I took another short break on Sheep Island, which is managed by Island Heritage Trust. The island has a dramatic rocky bluff on its southern side, and some clearings among the spruce, probably thanks to its former role as a sheep grazing island. Now though, most of those clearings and trails are overgrown with spiky, drysuit-snatching vegetation, so I kept my exploration to the shore rocks.


I kept close to the LDI shore the rest of the way: into narrow Swains Cove, and along the northwest shore. Here, a few rustic cabins still perch above the bluffy shoreline, but never far from a pocket beach where one would launch a kayak. These places don’t have docks that can be seen from outer space or any of the other amenities that so many summer “cabins” now have. The only thing wrong with them is that none of them belong to me. And they are a vanishing breed. As they get sold for the high value of their land, they get knocked-down and replaced by places with luxuries like insulation, indoor plumbing and places to land helicopters. There are some plusses to the real estate slump.

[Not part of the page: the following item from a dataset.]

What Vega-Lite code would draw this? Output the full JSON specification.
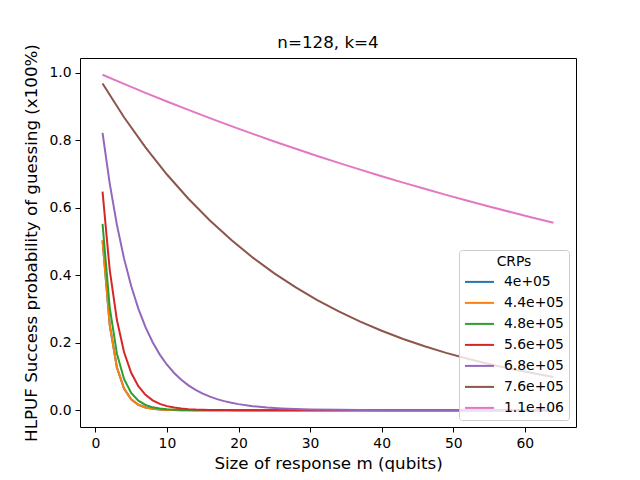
{
  "$schema": "https://vega.github.io/schema/vega-lite/v6.json",
  "autosize": "none",
  "width": 496,
  "height": 369,
  "padding": {"left": 80, "top": 58, "right": 64, "bottom": 53},
  "background": "white",
  "title": {
    "text": "n=128, k=4",
    "font": "DejaVu Sans",
    "fontSize": 16.7,
    "fontWeight": "normal",
    "color": "black",
    "offset": -8
  },
  "data": {
    "values": [
      {"crp": "4e+05", "m": 1, "p": 0.503}, {"crp": "4e+05", "m": 2, "p": 0.253}, {"crp": "4e+05", "m": 3, "p": 0.1273},
      {"crp": "4e+05", "m": 4, "p": 0.064}, {"crp": "4e+05", "m": 5, "p": 0.0322}, {"crp": "4e+05", "m": 6, "p": 0.0162},
      {"crp": "4e+05", "m": 7, "p": 0.0081}, {"crp": "4e+05", "m": 8, "p": 0.0041}, {"crp": "4e+05", "m": 9, "p": 0.0021},
      {"crp": "4e+05", "m": 10, "p": 0.001}, {"crp": "4e+05", "m": 11, "p": 0.0005}, {"crp": "4e+05", "m": 12, "p": 0.0003},
      {"crp": "4e+05", "m": 13, "p": 0.0001}, {"crp": "4e+05", "m": 14, "p": 0.0001}, {"crp": "4e+05", "m": 16, "p": 0},
      {"crp": "4e+05", "m": 20, "p": 0}, {"crp": "4e+05", "m": 30, "p": 0}, {"crp": "4e+05", "m": 40, "p": 0},
      {"crp": "4e+05", "m": 50, "p": 0}, {"crp": "4e+05", "m": 64, "p": 0},

      {"crp": "4.4e+05", "m": 1, "p": 0.503}, {"crp": "4.4e+05", "m": 2, "p": 0.253}, {"crp": "4.4e+05", "m": 3, "p": 0.1273},
      {"crp": "4.4e+05", "m": 4, "p": 0.064}, {"crp": "4.4e+05", "m": 5, "p": 0.0322}, {"crp": "4.4e+05", "m": 6, "p": 0.0162},
      {"crp": "4.4e+05", "m": 7, "p": 0.0081}, {"crp": "4.4e+05", "m": 8, "p": 0.0041}, {"crp": "4.4e+05", "m": 9, "p": 0.0021},
      {"crp": "4.4e+05", "m": 10, "p": 0.001}, {"crp": "4.4e+05", "m": 11, "p": 0.0005}, {"crp": "4.4e+05", "m": 12, "p": 0.0003},
      {"crp": "4.4e+05", "m": 13, "p": 0.0001}, {"crp": "4.4e+05", "m": 14, "p": 0.0001}, {"crp": "4.4e+05", "m": 16, "p": 0},
      {"crp": "4.4e+05", "m": 20, "p": 0}, {"crp": "4.4e+05", "m": 30, "p": 0}, {"crp": "4.4e+05", "m": 40, "p": 0},
      {"crp": "4.4e+05", "m": 50, "p": 0}, {"crp": "4.4e+05", "m": 64, "p": 0},

      {"crp": "4.8e+05", "m": 1, "p": 0.552}, {"crp": "4.8e+05", "m": 2, "p": 0.3047}, {"crp": "4.8e+05", "m": 3, "p": 0.1682},
      {"crp": "4.8e+05", "m": 4, "p": 0.0928}, {"crp": "4.8e+05", "m": 5, "p": 0.0513}, {"crp": "4.8e+05", "m": 6, "p": 0.0283},
      {"crp": "4.8e+05", "m": 7, "p": 0.0156}, {"crp": "4.8e+05", "m": 8, "p": 0.0086}, {"crp": "4.8e+05", "m": 9, "p": 0.0048},
      {"crp": "4.8e+05", "m": 10, "p": 0.0026}, {"crp": "4.8e+05", "m": 11, "p": 0.0015}, {"crp": "4.8e+05", "m": 12, "p": 0.0008},
      {"crp": "4.8e+05", "m": 13, "p": 0.0004}, {"crp": "4.8e+05", "m": 14, "p": 0.0002}, {"crp": "4.8e+05", "m": 16, "p": 0.0001},
      {"crp": "4.8e+05", "m": 20, "p": 0}, {"crp": "4.8e+05", "m": 30, "p": 0}, {"crp": "4.8e+05", "m": 40, "p": 0},
      {"crp": "4.8e+05", "m": 50, "p": 0}, {"crp": "4.8e+05", "m": 64, "p": 0},

      {"crp": "5.6e+05", "m": 1, "p": 0.648}, {"crp": "5.6e+05", "m": 2, "p": 0.4167}, {"crp": "5.6e+05", "m": 3, "p": 0.2679},
      {"crp": "5.6e+05", "m": 4, "p": 0.1723}, {"crp": "5.6e+05", "m": 5, "p": 0.1108}, {"crp": "5.6e+05", "m": 6, "p": 0.0712},
      {"crp": "5.6e+05", "m": 7, "p": 0.0458}, {"crp": "5.6e+05", "m": 8, "p": 0.0294}, {"crp": "5.6e+05", "m": 9, "p": 0.0189},
      {"crp": "5.6e+05", "m": 10, "p": 0.0122}, {"crp": "5.6e+05", "m": 11, "p": 0.0078}, {"crp": "5.6e+05", "m": 12, "p": 0.005},
      {"crp": "5.6e+05", "m": 13, "p": 0.0032}, {"crp": "5.6e+05", "m": 14, "p": 0.0021}, {"crp": "5.6e+05", "m": 16, "p": 0.0009},
      {"crp": "5.6e+05", "m": 18, "p": 0.0004}, {"crp": "5.6e+05", "m": 20, "p": 0.0002}, {"crp": "5.6e+05", "m": 25, "p": 0},
      {"crp": "5.6e+05", "m": 30, "p": 0}, {"crp": "5.6e+05", "m": 40, "p": 0}, {"crp": "5.6e+05", "m": 50, "p": 0},
      {"crp": "5.6e+05", "m": 64, "p": 0},

      {"crp": "6.8e+05", "m": 1, "p": 0.822}, {"crp": "6.8e+05", "m": 2, "p": 0.6724}, {"crp": "6.8e+05", "m": 3, "p": 0.55},
      {"crp": "6.8e+05", "m": 4, "p": 0.4499}, {"crp": "6.8e+05", "m": 5, "p": 0.368}, {"crp": "6.8e+05", "m": 6, "p": 0.3011},
      {"crp": "6.8e+05", "m": 7, "p": 0.2463}, {"crp": "6.8e+05", "m": 8, "p": 0.2014}, {"crp": "6.8e+05", "m": 9, "p": 0.1648},
      {"crp": "6.8e+05", "m": 10, "p": 0.1348}, {"crp": "6.8e+05", "m": 11, "p": 0.1103}, {"crp": "6.8e+05", "m": 12, "p": 0.0902},
      {"crp": "6.8e+05", "m": 13, "p": 0.0738}, {"crp": "6.8e+05", "m": 14, "p": 0.0604}, {"crp": "6.8e+05", "m": 15, "p": 0.0494},
      {"crp": "6.8e+05", "m": 16, "p": 0.0404}, {"crp": "6.8e+05", "m": 17, "p": 0.033}, {"crp": "6.8e+05", "m": 18, "p": 0.027},
      {"crp": "6.8e+05", "m": 19, "p": 0.0221}, {"crp": "6.8e+05", "m": 20, "p": 0.0181}, {"crp": "6.8e+05", "m": 22, "p": 0.0121},
      {"crp": "6.8e+05", "m": 24, "p": 0.0081}, {"crp": "6.8e+05", "m": 26, "p": 0.0054}, {"crp": "6.8e+05", "m": 28, "p": 0.0036},
      {"crp": "6.8e+05", "m": 30, "p": 0.0024}, {"crp": "6.8e+05", "m": 34, "p": 0.0011}, {"crp": "6.8e+05", "m": 40, "p": 0.0003},
      {"crp": "6.8e+05", "m": 48, "p": 0.0001}, {"crp": "6.8e+05", "m": 56, "p": 0}, {"crp": "6.8e+05", "m": 64, "p": 0},

      {"crp": "7.6e+05", "m": 1, "p": 0.968}, {"crp": "7.6e+05", "m": 4, "p": 0.8682}, {"crp": "7.6e+05", "m": 7, "p": 0.7788},
      {"crp": "7.6e+05", "m": 10, "p": 0.6985}, {"crp": "7.6e+05", "m": 13, "p": 0.6266}, {"crp": "7.6e+05", "m": 16, "p": 0.562},
      {"crp": "7.6e+05", "m": 19, "p": 0.5041}, {"crp": "7.6e+05", "m": 22, "p": 0.4521}, {"crp": "7.6e+05", "m": 25, "p": 0.4055},
      {"crp": "7.6e+05", "m": 28, "p": 0.3638}, {"crp": "7.6e+05", "m": 31, "p": 0.3263}, {"crp": "7.6e+05", "m": 34, "p": 0.2927},
      {"crp": "7.6e+05", "m": 37, "p": 0.2625}, {"crp": "7.6e+05", "m": 40, "p": 0.2354}, {"crp": "7.6e+05", "m": 43, "p": 0.2112},
      {"crp": "7.6e+05", "m": 46, "p": 0.1894}, {"crp": "7.6e+05", "m": 49, "p": 0.1699}, {"crp": "7.6e+05", "m": 52, "p": 0.1524},
      {"crp": "7.6e+05", "m": 55, "p": 0.1367}, {"crp": "7.6e+05", "m": 58, "p": 0.1226}, {"crp": "7.6e+05", "m": 61, "p": 0.11},
      {"crp": "7.6e+05", "m": 64, "p": 0.0986},

      {"crp": "1.1e+06", "m": 1, "p": 0.994}, {"crp": "1.1e+06", "m": 4, "p": 0.9668}, {"crp": "1.1e+06", "m": 7, "p": 0.9404},
      {"crp": "1.1e+06", "m": 10, "p": 0.9147}, {"crp": "1.1e+06", "m": 13, "p": 0.8898}, {"crp": "1.1e+06", "m": 16, "p": 0.8655},
      {"crp": "1.1e+06", "m": 19, "p": 0.8418}, {"crp": "1.1e+06", "m": 22, "p": 0.8188}, {"crp": "1.1e+06", "m": 25, "p": 0.7964},
      {"crp": "1.1e+06", "m": 28, "p": 0.7747}, {"crp": "1.1e+06", "m": 31, "p": 0.7535}, {"crp": "1.1e+06", "m": 34, "p": 0.7329},
      {"crp": "1.1e+06", "m": 37, "p": 0.7129}, {"crp": "1.1e+06", "m": 40, "p": 0.6934}, {"crp": "1.1e+06", "m": 43, "p": 0.6745},
      {"crp": "1.1e+06", "m": 46, "p": 0.6561}, {"crp": "1.1e+06", "m": 49, "p": 0.6381}, {"crp": "1.1e+06", "m": 52, "p": 0.6207},
      {"crp": "1.1e+06", "m": 55, "p": 0.6038}, {"crp": "1.1e+06", "m": 58, "p": 0.5873}, {"crp": "1.1e+06", "m": 61, "p": 0.5712},
      {"crp": "1.1e+06", "m": 64, "p": 0.5556}
    ]
  },
  "mark": {"type": "line", "strokeWidth": 2, "clip": true},
  "encoding": {
    "x": {
      "field": "m",
      "type": "quantitative",
      "title": "Size of response m (qubits)",
      "scale": {"domain": [-2.15, 67.15], "nice": false, "zero": false},
      "axis": {"values": [0, 10, 20, 30, 40, 50, 60], "format": "d", "titlePadding": 6}
    },
    "y": {
      "field": "p",
      "type": "quantitative",
      "title": "HLPUF Success probability of guessing (x100%)",
      "scale": {"domain": [-0.0497, 1.0437], "nice": false, "zero": false},
      "axis": {"values": [0, 0.2, 0.4, 0.6, 0.8, 1.0], "format": ".1f", "titlePadding": 8}
    },
    "color": {
      "field": "crp",
      "type": "nominal",
      "scale": {
        "domain": ["4e+05", "4.4e+05", "4.8e+05", "5.6e+05", "6.8e+05", "7.6e+05", "1.1e+06"],
        "range": ["#1f77b4", "#ff7f0e", "#2ca02c", "#d62728", "#9467bd", "#8c564b", "#e377c2"]
      },
      "legend": {
        "title": "CRPs",
        "orient": "bottom-right",
        "offset": 7,
        "titleAnchor": "middle",
        "titlePadding": 2,
        "symbolType": "M-1.45,0H1.45",
        "symbolSize": 400,
        "symbolOffset": 4.5,
        "symbolStrokeWidth": 2,
        "rowPadding": 3,
        "padding": 5,
        "fillColor": "rgba(255,255,255,0.8)",
        "strokeColor": "#cccccc",
        "cornerRadius": 3
      }
    }
  },
  "config": {
    "view": {"stroke": "black", "strokeWidth": 1},
    "font": "DejaVu Sans",
    "axis": {
      "grid": false,
      "domain": false,
      "tickColor": "black",
      "tickSize": 5,
      "labelPadding": 4,
      "labelFont": "DejaVu Sans",
      "labelFontSize": 13.9,
      "labelColor": "black",
      "titleFont": "DejaVu Sans",
      "titleFontSize": 16.7,
      "titleFontWeight": "normal",
      "titleColor": "black"
    },
    "legend": {
      "labelFont": "DejaVu Sans",
      "labelFontSize": 13.9,
      "labelColor": "black",
      "titleFont": "DejaVu Sans",
      "titleFontSize": 13.9,
      "titleFontWeight": "normal",
      "titleColor": "black",
      "labelOffset": 13.5
    }
  }
}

And of course at the northwestern tip of Little Deer Isle there’s the charming community of Victorian “cottages” in the village of Eggemoggin. It is always picturesque to paddle between these shingled fantasies and the Pumpkin Island Light. As I rounded the last point into Eggemoggin Reach, the bridge came into view. I followed the shore, still checking-out the houses, but there’s something about seeing the bridge... and the impending sunset at 3:57, that makes you step up your pace, and soon I was back at the causeway. At the higher end of the tide (which had not yet reached my car) it was a short carry across the road.